I thought this idea of upward mobility and new opportunity during the Great Migration for blacks was extremely important to discuss because it introduces how blackpeople became involved in business and actual professions that are still highly regarded and respected to this day that actually counteracts years of racial stereotypes of black people as lazy and stupid and shiftless. Along with our guest speaks discussion of Atlata as this contemporary mecca for black people from all around to move to for a certain middle class respectability and liestyle, all of these readings discuss black people striving for upward mobility and taking advantage of the new opportunities available.

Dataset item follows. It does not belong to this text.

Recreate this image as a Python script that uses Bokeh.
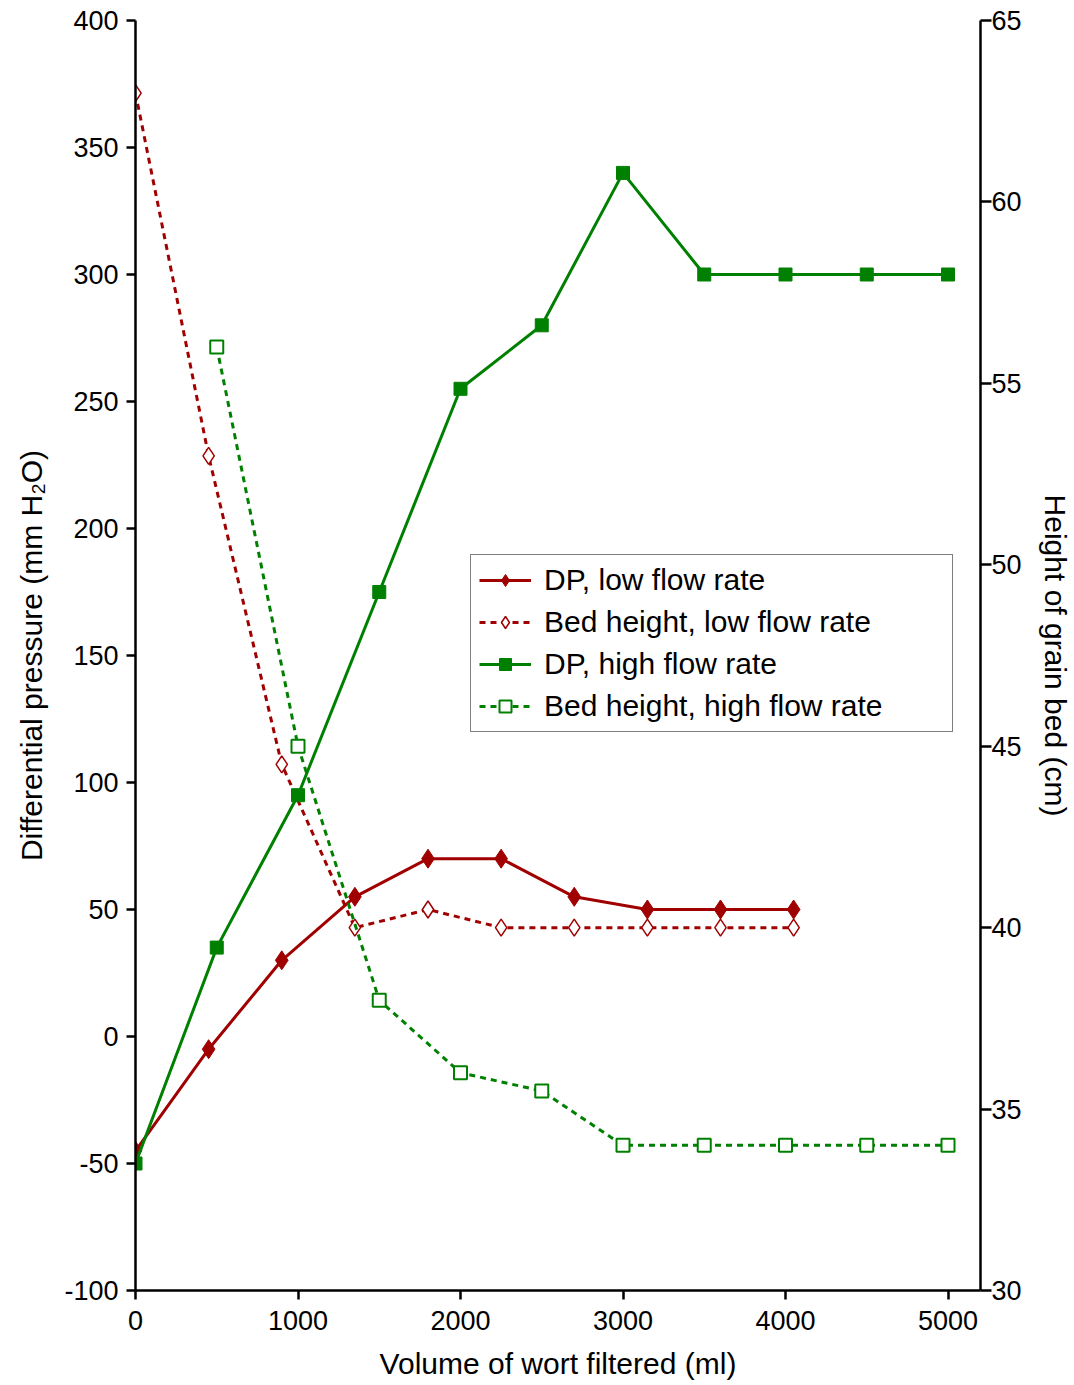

In “The Black Finger” poem the narrator is describing this beautiful vision that he or she is seeing yet is questioning why it is black and why it is pointing upwards. I think the narrator is describing a black person, I’m thinking a woman because of the other adjectives that are used, but speaking from and demonstrating the viewpoints of a white voyeur. The narrator is seeing something beautiful happening, an event that is literally unfolding before him or her and I think the person is questioning “why are you black” like dealing with ideals about race and Eugenics like why does this finger, why was this beautiful person born black. The question about the finger pointing upwards makes it as though this white spectator is seeing the unfolding of black people during the great migration and their quest for self worth and dignity in their struggle for equality and upward mobility. I think questioning why the finger is pointing upwards is resonant with a white person asking why this great migration is taking place and why black people are trying to improve their lives and “move on up” yet recognizing that this is a beautiful and important thing.

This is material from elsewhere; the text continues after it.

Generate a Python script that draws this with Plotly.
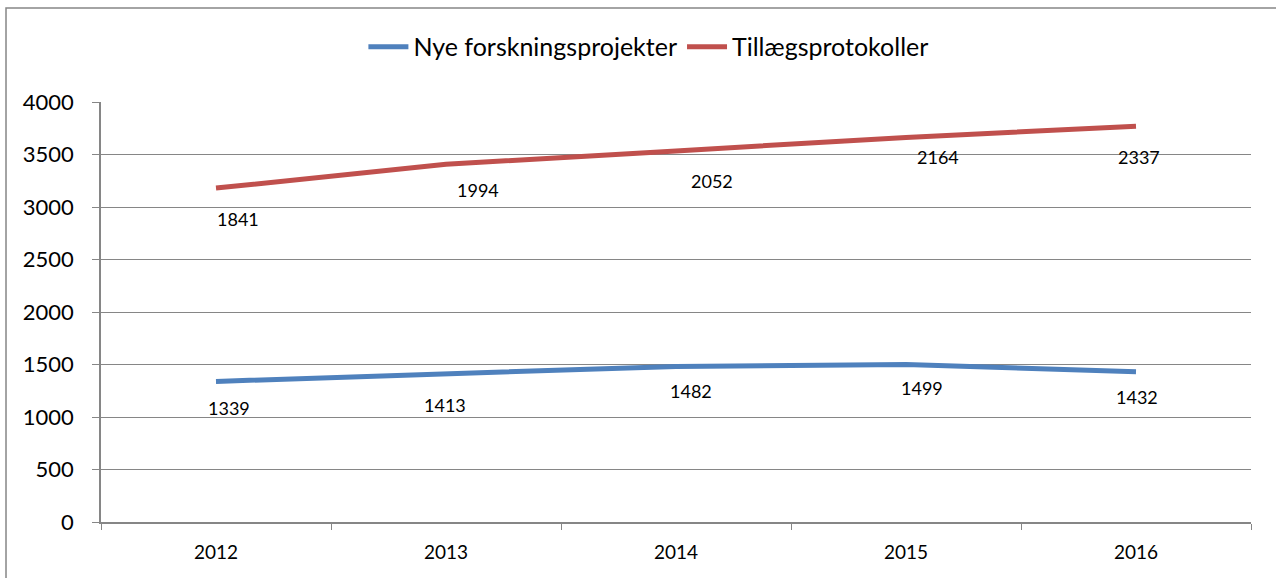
import plotly.graph_objects as go

years = ["2012", "2013", "2014", "2015", "2016"]
nye = [1339, 1413, 1482, 1499, 1432]
tillaeg = [1841, 1994, 2052, 2164, 2337]
series_names = ["Nye forskningsprojekter", "Tillægsprotokoller"]
y_ticks = [0, 500, 1000, 1500, 2000, 2500, 3000, 3500, 4000]

# label pixel offsets (styling, not data)
nye_off = [(13, -27), (-1, -31), (15, -25), (16, -23), (1, -25)]
til_off = [(22, -31), (32, -26), (36, -30), (32, -20), (3, -31)]

blue = "#4F81BD"
red = "#C0504D"
font = "Lato, 'Open Sans', sans-serif"

fig = go.Figure()
fig.add_trace(go.Scatter(x=years, y=nye, name=series_names[0], mode="lines",
                         stackgroup="s", fill="none",
                         line=dict(color=blue, width=5)))
fig.add_trace(go.Scatter(x=years, y=tillaeg, name=series_names[1], mode="lines",
                         stackgroup="s", fill="none",
                         line=dict(color=red, width=5)))

annotations = []
for i, yr in enumerate(years):
    annotations.append(dict(x=i, y=nye[i], xref="x", yref="y", text=str(nye[i]),
                            showarrow=False,
                            xshift=nye_off[i][0], yshift=nye_off[i][1],
                            font=dict(size=18, color="black", family=font)))
    cum = nye[i] + tillaeg[i]
    annotations.append(dict(x=i, y=cum, xref="x", yref="y", text=str(tillaeg[i]),
                            showarrow=False,
                            xshift=til_off[i][0], yshift=til_off[i][1],
                            font=dict(size=18, color="black", family=font)))

fig.update_layout(
    width=1276, height=578,
    margin=dict(l=101, r=25, t=102, b=56, autoexpand=False),
    paper_bgcolor="white", plot_bgcolor="white",
    font=dict(family=font, color="black"),
    showlegend=True,
    legend=dict(orientation="h", x=0.476, y=1.131, xanchor="center", yanchor="middle",
                font=dict(size=25, family=font), itemwidth=40,
                bgcolor="rgba(0,0,0,0)", traceorder="normal"),
    annotations=annotations,
    shapes=[dict(type="rect", xref="paper", yref="paper",
                 x0=-0.0826, x1=1.2, y0=-0.3, y1=1.2238,
                 line=dict(color="#868686", width=1.5), fillcolor="rgba(0,0,0,0)",
                 layer="below")],
    xaxis=dict(type="category", range=[-0.5, 4.5], tickson="boundaries",
               ticks="outside", ticklen=6, tickcolor="#868686",
               showline=True, linecolor="#868686", linewidth=1.5,
               showgrid=False, tickfont=dict(size=19, family=font),
               ticklabelstandoff=12),
    yaxis=dict(range=[0, 4000], tickvals=y_ticks, ticks="outside", ticklen=7,
               tickcolor="#868686", showline=True, linecolor="#868686", linewidth=1.5,
               showgrid=True, gridcolor="#868686", gridwidth=1.2, zeroline=False,
               tickfont=dict(size=22, family=font), ticklabelstandoff=14),
)

fig.write_html("out.html", config={"displayModeBar": False},
               post_script="document.body.style.margin='0';document.body.style.overflow='hidden';")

Also in The New Negro, the short story “Durham: Capital of Black Middle Class” demonstrates this idea of a black middle class because it is all about black people on a mission to move up the economic, and in this case social, ladder towards a more comfortable life that before. It deals with the new possibilities that come from moving North during the Great Migration that allows for black people to have new and better opportunities. The short story discusses men like John Merrick who was born a slave yet built an empire out a business that he started himself, one that has a lasting effect and legacy that continues through his descendents. What came out of his quest for upward mobility, like the story of Robert in The Warmth of Other Suns, is that their moving enabled them to have new opportunity and make an actual lasting career that not only benefited them and their families but generations to come.
I thought this idea of upward mobility and new opportunity during the Great Migration for blacks was extremely important to discuss because it introduces how blackpeople became involved in business and actual professions that are still highly regarded and respected to this day that actually counteracts years of racial stereotypes of black people as lazy and stupid and shiftless. Along with our guest speaks discussion of Atlata as this contemporary mecca for black people from all around to move to for a certain middle class respectability and liestyle, all of these readings discuss black people striving for upward mobility and taking advantage of the new opportunities available.
Tuesday, April 5, 2011
How I Got to Black Studies
I came to UCSB Undeclared, yet knowing that a career in law was in my future so since the Law and Society major program was closed, I knew I had to find an alternative way to grasp the knowledge that I was so eager for. I have always wanted to be two things in my life: a lawyer and a mother. In our senior year of high school, my cousin had a baby who became my goddaughter. The baby, Evony, was mixed- half black- but her father refused to be in the picture so I became the person who helped out the most in order for her to have a simulated "two-parent household". So, in my first year here, when registering for classes I saw Black Studies as a category and was immediately intrigued. I signed up for Black Studies 1 with Banks, which I am incredibly happy I did, because I acknowledged that my cousin was going straight into a job and would not have the opportunity to do so and I began to think of how unfortunate it would be for my goddaughter to grow up in an all-Mexican family where none of us could really give any history or information about the other half of her.
It may seem a little naive or even rude or ridiculous but this is honestly where my interest began- as if I did not have enough reasons for being grateful for having my goddaughter in my life, her beginning my involvement with Black Studies is definitely high up on that list. While many of my acquaintances here at UCSB have their opinions about Professor Banks, that she is incredibly hard and there is no way to BS in her class, I absolutely LOVED the class and found myself thinking in ways I never really had before in terms of the government and the way that peoples histories could be manipulated. I found the information challenging yet incredibly stimulating and generating a lot more interest in me. I went on to take Black Studies 6 with Lipsitz and felt every lecture completely tugging at my heartstrings. After discussing the Emmett Till Case and seeing the video and the imagery of his disfigured body in his casket and the lack of justice that occurred for him and his family as well as many black people who were the targets of the "pervasive presence of violence" as Professor Lipsitz would say, I was mind-boggled and knew this was something I wanted to continue learning about. The fact that events like these happened throughout history yet has been completely erased from the dominant history that we receive is astonishing- I felt sad, cheated and really uneducated. After that I took every class that fit into my schedule (as I commute and only come to campus certain days) which included another class with Lipsitz, Education of Black Children with Professor Johnson and two upper division classes with Dr. Banks in the same quarter (Women and Politics of the Body and Black Feminist Thought) and I finally realized that I had all of the requirements to double-major in Black Studies except this class and one lower division class. So I just recently declared a Feminist Studies-Black Studies double major and am so happy that I did so, even if it means taking one more class after Graduation. Black Studies has allowed me a new lens with which to view the world through and although the concepts I learn will still help me in educating my goddaughter, it is about so much more than that now. I am sincerely interested in social justice and hope to only further this and make a difference once I am a Civil Law lawyer.